Notably the one film she produced in the ‘90s was her own star vehicle, The Quick and the Dead (1995). That revisionist Western from Sam Raimi saw Stone play a Clint Eastwood type who was not objectified at all. Instead she took what she wanted from the likes of Russell Crowe and a baby-faced Leonardo DiCaprio. The movie was also a flop and the following year she was in another sensual thriller, Diabolique.

None of which is to say that Stone was not respected at the time. In 1996 she received an Oscar nomination for Best Actress after appearing in Martin Scorsese’s Casino where she played a showgirl-turned-unfaithful mafia wife. Yet her career was clearly boxed in by how almost entirely male producers and male-run studios perceived her as the “blonde bombshell” in a decade with virtually no women directors leading major studio projects. The ones who did were either directing romantic comedies or were not making “women’s pictures” (which is to say movies starring women), a la Kathryn Bigelow’s Point Break.

So to learn that Stone couldn’t get studio heads to take seriously the idea of a Barbie movie in a decade dominated by family entertainment like Toy Story, the Disney Renaissance, or, you know, Spielberg and dinosaurs, is illuminating. Especially since Robbie’s career shares a few overlaps with Stone, including how she got a lot of critics’ attention by starring as a bombshell wife of dubious loyalty in a Martin Scorsese picture: 2013’s The Wolf of Wall Street. But Robbie was able to carve out a niche as both a star and producer that’s allowed her to experiment in a variety of films and genres, including getting a studio to make a Barbie movie that low-key acts as an Intro to Feminism 101 seminar.

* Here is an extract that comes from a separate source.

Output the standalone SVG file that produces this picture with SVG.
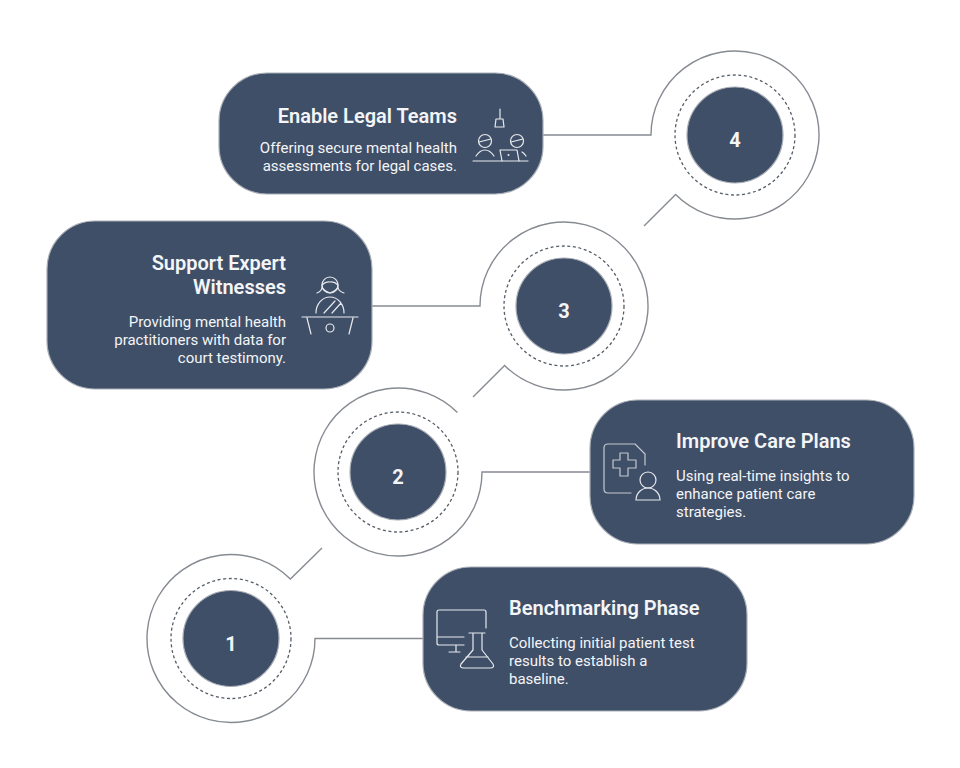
<svg xmlns="http://www.w3.org/2000/svg" width="960" height="768" viewBox="0 0 960 768">
<style>
text{font-family:Roboto,"Liberation Sans",sans-serif;fill:#f4f5f7}
.t{font-size:20px;font-weight:600}
.b{font-size:15px}
.r{text-anchor:end}
.n{font-size:20px;font-weight:700;text-anchor:middle}
.box,.disc{fill:#3f4f68;stroke:#a8adb5;stroke-width:1.2}
.dash{fill:none;stroke:#555d67;stroke-width:1.3;stroke-dasharray:3 2.600}
.wire{fill:none;stroke:#868b92;stroke-width:1.4}
.ic{fill:none;stroke:#e8eaee;stroke-width:1.2;stroke-linecap:round;stroke-linejoin:round}
.ic2{fill:none;stroke:#c3c8d0;stroke-width:1.2;stroke-linecap:round;stroke-linejoin:round}
</style>
<g id="connectors" class="wire">
<path d="M423,638.5H315A84,84 0 1 1 290.4,579.1L322,548"/>
<path d="M590,472H482A84,84 0 1 1 457.4,412.6"/>
<path d="M372,306H480A84,84 0 1 1 504.6,365.4L473,397"/>
<path d="M543,135H651A84,84 0 1 1 675.6,194.4L644,226"/>
</g>
<g id="step-1">
<circle class="dash" cx="231" cy="638.5" r="60"/>
<circle class="disc" cx="231" cy="638.5" r="48"/>
<text class="n" x="231" y="651">1</text>
</g>
<g id="step-2">
<circle class="dash" cx="398" cy="472" r="60"/>
<circle class="disc" cx="398" cy="472" r="48"/>
<text class="n" x="398" y="484">2</text>
</g>
<g id="step-3">
<circle class="dash" cx="564" cy="306" r="60"/>
<circle class="disc" cx="564" cy="306" r="48"/>
<text class="n" x="564" y="318">3</text>
</g>
<g id="step-4">
<circle class="dash" cx="735" cy="135" r="60"/>
<circle class="disc" cx="735" cy="135" r="48"/>
<text class="n" x="735" y="147">4</text>
</g>
<g id="benchmarking">
<rect class="box" x="423" y="567" width="324" height="144" rx="48"/>
<path class="ic" d="M486,628V612Q486,610 484,610H439Q437,610 437,612V643Q437,645 439,645H464M437,637H464M456,645V652M449,652H460"/>
<path class="ic" d="M469,633H485M473,633V650L461,664Q459,668 464,668H490Q495,668 493,664L482,650V633M466,657H488"/>
<text class="t" x="509" y="615">Benchmarking Phase</text>
<text class="b" x="509" y="648">Collecting initial patient test</text>
<text class="b" x="509" y="666">results to establish a</text>
<text class="b" x="509" y="684">baseline.</text>
</g>
<g id="care-plans">
<rect class="box" x="590" y="400" width="324" height="144" rx="48"/>
<path class="ic2" d="M645,465V454L635,444H608Q604,444 604,448V489Q604,493 608,493H631"/>
<path class="ic2" d="M620,453H628V460H636V468H628V476H620V468H613V460H620Z"/>
<circle class="ic" cx="648" cy="480" r="8"/>
<path class="ic" d="M636,500A12,12 0 0 1 660,500Z"/>
<text class="t" x="676" y="448">Improve Care Plans</text>
<text class="b" x="676" y="481">Using real-time insights to</text>
<text class="b" x="676" y="499">enhance patient care</text>
<text class="b" x="676" y="517">strategies.</text>
</g>
<g id="expert-witnesses">
<rect class="box" x="47" y="221" width="325" height="168" rx="48"/>
<circle class="ic" cx="330" cy="285" r="8"/>
<path class="ic" d="M322,285Q326,281 330,282Q334,281 338,285Q339,290 330,293Q321,290 322,285M322,287Q322,291 317,293M338,287Q338,291 344,293"/>
<path class="ic" d="M316,313A14,16 0 0 1 344,313M324,313L335,301M332,313L341,303"/>
<path class="ic" d="M302,317H358M307,318L311,334M353,318L349,334"/>
<circle class="ic" cx="330" cy="328" r="4"/>
<text class="t r" x="286" y="270">Support Expert</text>
<text class="t r" x="286" y="294">Witnesses</text>
<text class="b r" x="286" y="327">Providing mental health</text>
<text class="b r" x="286" y="345">practitioners with data for</text>
<text class="b r" x="286" y="363">court testimony.</text>
</g>
<g id="legal-teams">
<rect class="box" x="219" y="73" width="324" height="121" rx="48"/>
<path class="ic" d="M500,109V118M496,119H503L504,127H495Z"/>
<path class="ic" d="M473,161H528M476,156Q480,150 485,150Q490,150 494,156M522,152Q524,153 526,156"/>
<circle class="ic" cx="485" cy="141" r="6.500"/>
<circle class="ic" cx="517" cy="141" r="6.500"/>
<path class="ic" d="M479,142L491,139M511,142L523,139M500,150H517L519,161M500,150L502,161"/>
<circle cx="508.500" cy="155" r="1" fill="#e8eaee"/>
<text class="t r" x="457" y="123">Enable Legal Teams</text>
<text class="b r" x="457" y="153">Offering secure mental health</text>
<text class="b r" x="457" y="171">assessments for legal cases.</text>
</g>
</svg>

In a certain sense, it does suggest demonstrable progress has been made in a culture that has undergone a kind of reckoning with the #MeToo movement, which saw Hollywood at the epicenter of its beginnings in 2017. Still, the fact Robbie had to encourage executives to be brave about making Barbie, even as some executives at Mattel apparently cringed at the “gynecologist” joke, suggests the progress is not nearly as far as we might hope.